Strip the pictures and reproduce the rest of the listing exactly.

··· INFORMATION SUPPLIED

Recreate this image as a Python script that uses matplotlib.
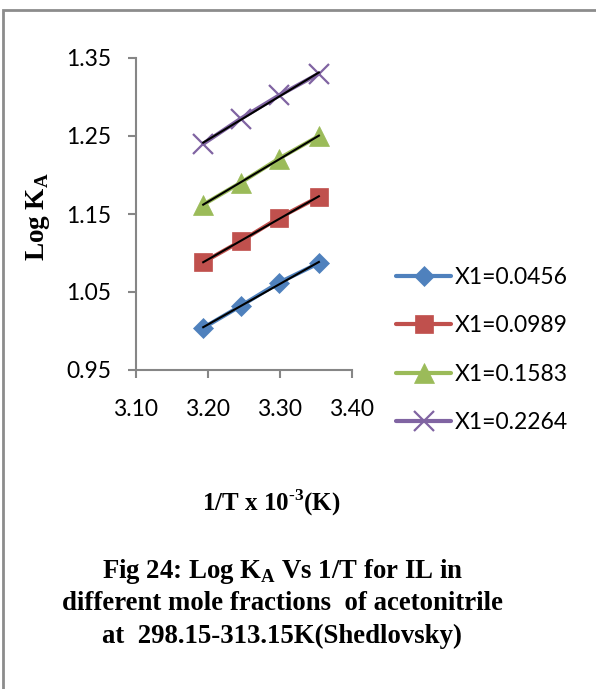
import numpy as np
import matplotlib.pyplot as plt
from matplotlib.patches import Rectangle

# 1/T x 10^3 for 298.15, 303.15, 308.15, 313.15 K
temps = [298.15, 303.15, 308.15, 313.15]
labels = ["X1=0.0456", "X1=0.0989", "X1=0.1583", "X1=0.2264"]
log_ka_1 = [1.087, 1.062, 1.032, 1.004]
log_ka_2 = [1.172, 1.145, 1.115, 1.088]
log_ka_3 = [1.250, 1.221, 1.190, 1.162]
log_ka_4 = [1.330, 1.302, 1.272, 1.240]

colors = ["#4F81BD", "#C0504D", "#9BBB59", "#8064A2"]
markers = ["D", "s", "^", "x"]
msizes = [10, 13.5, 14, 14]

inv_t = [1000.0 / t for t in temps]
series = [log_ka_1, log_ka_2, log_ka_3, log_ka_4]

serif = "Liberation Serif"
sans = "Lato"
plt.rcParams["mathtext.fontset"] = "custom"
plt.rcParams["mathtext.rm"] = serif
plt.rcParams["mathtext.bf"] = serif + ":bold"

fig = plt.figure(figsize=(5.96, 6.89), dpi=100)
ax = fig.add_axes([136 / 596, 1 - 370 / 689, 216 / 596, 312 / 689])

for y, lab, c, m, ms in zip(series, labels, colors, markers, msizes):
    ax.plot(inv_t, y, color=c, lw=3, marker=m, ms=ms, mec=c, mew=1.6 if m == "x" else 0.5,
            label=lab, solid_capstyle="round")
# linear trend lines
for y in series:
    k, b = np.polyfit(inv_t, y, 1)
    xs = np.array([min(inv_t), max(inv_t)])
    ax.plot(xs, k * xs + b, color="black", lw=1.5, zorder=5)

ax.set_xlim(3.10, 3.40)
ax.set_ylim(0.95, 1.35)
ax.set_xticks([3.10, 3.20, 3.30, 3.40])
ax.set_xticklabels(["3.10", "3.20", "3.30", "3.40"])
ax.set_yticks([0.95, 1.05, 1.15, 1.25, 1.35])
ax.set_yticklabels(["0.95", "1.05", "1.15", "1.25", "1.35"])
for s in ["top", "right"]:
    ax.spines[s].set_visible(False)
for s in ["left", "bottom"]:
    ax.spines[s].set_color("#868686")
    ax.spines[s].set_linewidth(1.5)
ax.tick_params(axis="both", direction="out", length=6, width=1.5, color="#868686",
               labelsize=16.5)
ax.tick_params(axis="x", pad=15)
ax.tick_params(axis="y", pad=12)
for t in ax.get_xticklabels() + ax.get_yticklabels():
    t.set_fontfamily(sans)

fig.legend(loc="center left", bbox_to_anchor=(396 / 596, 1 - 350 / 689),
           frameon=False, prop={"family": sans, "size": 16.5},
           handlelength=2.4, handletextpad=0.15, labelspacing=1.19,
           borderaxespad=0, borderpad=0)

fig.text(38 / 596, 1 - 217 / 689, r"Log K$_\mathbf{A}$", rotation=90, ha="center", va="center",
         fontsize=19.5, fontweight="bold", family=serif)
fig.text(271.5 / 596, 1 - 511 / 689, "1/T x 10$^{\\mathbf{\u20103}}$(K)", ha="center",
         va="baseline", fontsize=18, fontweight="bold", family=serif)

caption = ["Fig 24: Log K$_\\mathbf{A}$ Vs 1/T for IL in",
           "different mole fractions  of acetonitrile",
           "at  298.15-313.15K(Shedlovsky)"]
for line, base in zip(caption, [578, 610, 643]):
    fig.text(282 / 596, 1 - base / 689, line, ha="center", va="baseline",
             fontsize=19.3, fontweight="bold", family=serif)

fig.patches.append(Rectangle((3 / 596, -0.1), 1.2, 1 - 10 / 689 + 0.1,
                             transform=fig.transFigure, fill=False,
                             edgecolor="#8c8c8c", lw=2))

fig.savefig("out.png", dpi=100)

······

RESULT:
Recreate this image as a Python script that uses matplotlib.
import numpy as np
import matplotlib.pyplot as plt
from matplotlib.patches import Rectangle

# 1/T x 10^3 for 298.15, 303.15, 308.15, 313.15 K
temps = [298.15, 303.15, 308.15, 313.15]
labels = ["X1=0.0456", "X1=0.0989", "X1=0.1583", "X1=0.2264"]
log_ka_1 = [1.087, 1.062, 1.032, 1.004]
log_ka_2 = [1.172, 1.145, 1.115, 1.088]
log_ka_3 = [1.250, 1.221, 1.190, 1.162]
log_ka_4 = [1.330, 1.302, 1.272, 1.240]

colors = ["#4F81BD", "#C0504D", "#9BBB59", "#8064A2"]
markers = ["D", "s", "^", "x"]
msizes = [10, 13.5, 14, 14]

inv_t = [1000.0 / t for t in temps]
series = [log_ka_1, log_ka_2, log_ka_3, log_ka_4]

serif = "Liberation Serif"
sans = "Lato"
plt.rcParams["mathtext.fontset"] = "custom"
plt.rcParams["mathtext.rm"] = serif
plt.rcParams["mathtext.bf"] = serif + ":bold"

fig = plt.figure(figsize=(5.96, 6.89), dpi=100)
ax = fig.add_axes([136 / 596, 1 - 370 / 689, 216 / 596, 312 / 689])

for y, lab, c, m, ms in zip(series, labels, colors, markers, msizes):
    ax.plot(inv_t, y, color=c, lw=3, marker=m, ms=ms, mec=c, mew=1.6 if m == "x" else 0.5,
            label=lab, solid_capstyle="round")
# linear trend lines
for y in series:
    k, b = np.polyfit(inv_t, y, 1)
    xs = np.array([min(inv_t), max(inv_t)])
    ax.plot(xs, k * xs + b, color="black", lw=1.5, zorder=5)

ax.set_xlim(3.10, 3.40)
ax.set_ylim(0.95, 1.35)
ax.set_xticks([3.10, 3.20, 3.30, 3.40])
ax.set_xticklabels(["3.10", "3.20", "3.30", "3.40"])
ax.set_yticks([0.95, 1.05, 1.15, 1.25, 1.35])
ax.set_yticklabels(["0.95", "1.05", "1.15", "1.25", "1.35"])
for s in ["top", "right"]:
    ax.spines[s].set_visible(False)
for s in ["left", "bottom"]:
    ax.spines[s].set_color("#868686")
    ax.spines[s].set_linewidth(1.5)
ax.tick_params(axis="both", direction="out", length=6, width=1.5, color="#868686",
               labelsize=16.5)
ax.tick_params(axis="x", pad=15)
ax.tick_params(axis="y", pad=12)
for t in ax.get_xticklabels() + ax.get_yticklabels():
    t.set_fontfamily(sans)

fig.legend(loc="center left", bbox_to_anchor=(396 / 596, 1 - 350 / 689),
           frameon=False, prop={"family": sans, "size": 16.5},
           handlelength=2.4, handletextpad=0.15, labelspacing=1.19,
           borderaxespad=0, borderpad=0)

fig.text(38 / 596, 1 - 217 / 689, r"Log K$_\mathbf{A}$", rotation=90, ha="center", va="center",
         fontsize=19.5, fontweight="bold", family=serif)
fig.text(271.5 / 596, 1 - 511 / 689, "1/T x 10$^{\\mathbf{\u20103}}$(K)", ha="center",
         va="baseline", fontsize=18, fontweight="bold", family=serif)

caption = ["Fig 24: Log K$_\\mathbf{A}$ Vs 1/T for IL in",
           "different mole fractions  of acetonitrile",
           "at  298.15-313.15K(Shedlovsky)"]
for line, base in zip(caption, [578, 610, 643]):
    fig.text(282 / 596, 1 - base / 689, line, ha="center", va="baseline",
             fontsize=19.3, fontweight="bold", family=serif)

fig.patches.append(Rectangle((3 / 596, -0.1), 1.2, 1 - 10 / 689 + 0.1,
                             transform=fig.transFigure, fill=False,
                             edgecolor="#8c8c8c", lw=2))

fig.savefig("out.png", dpi=100)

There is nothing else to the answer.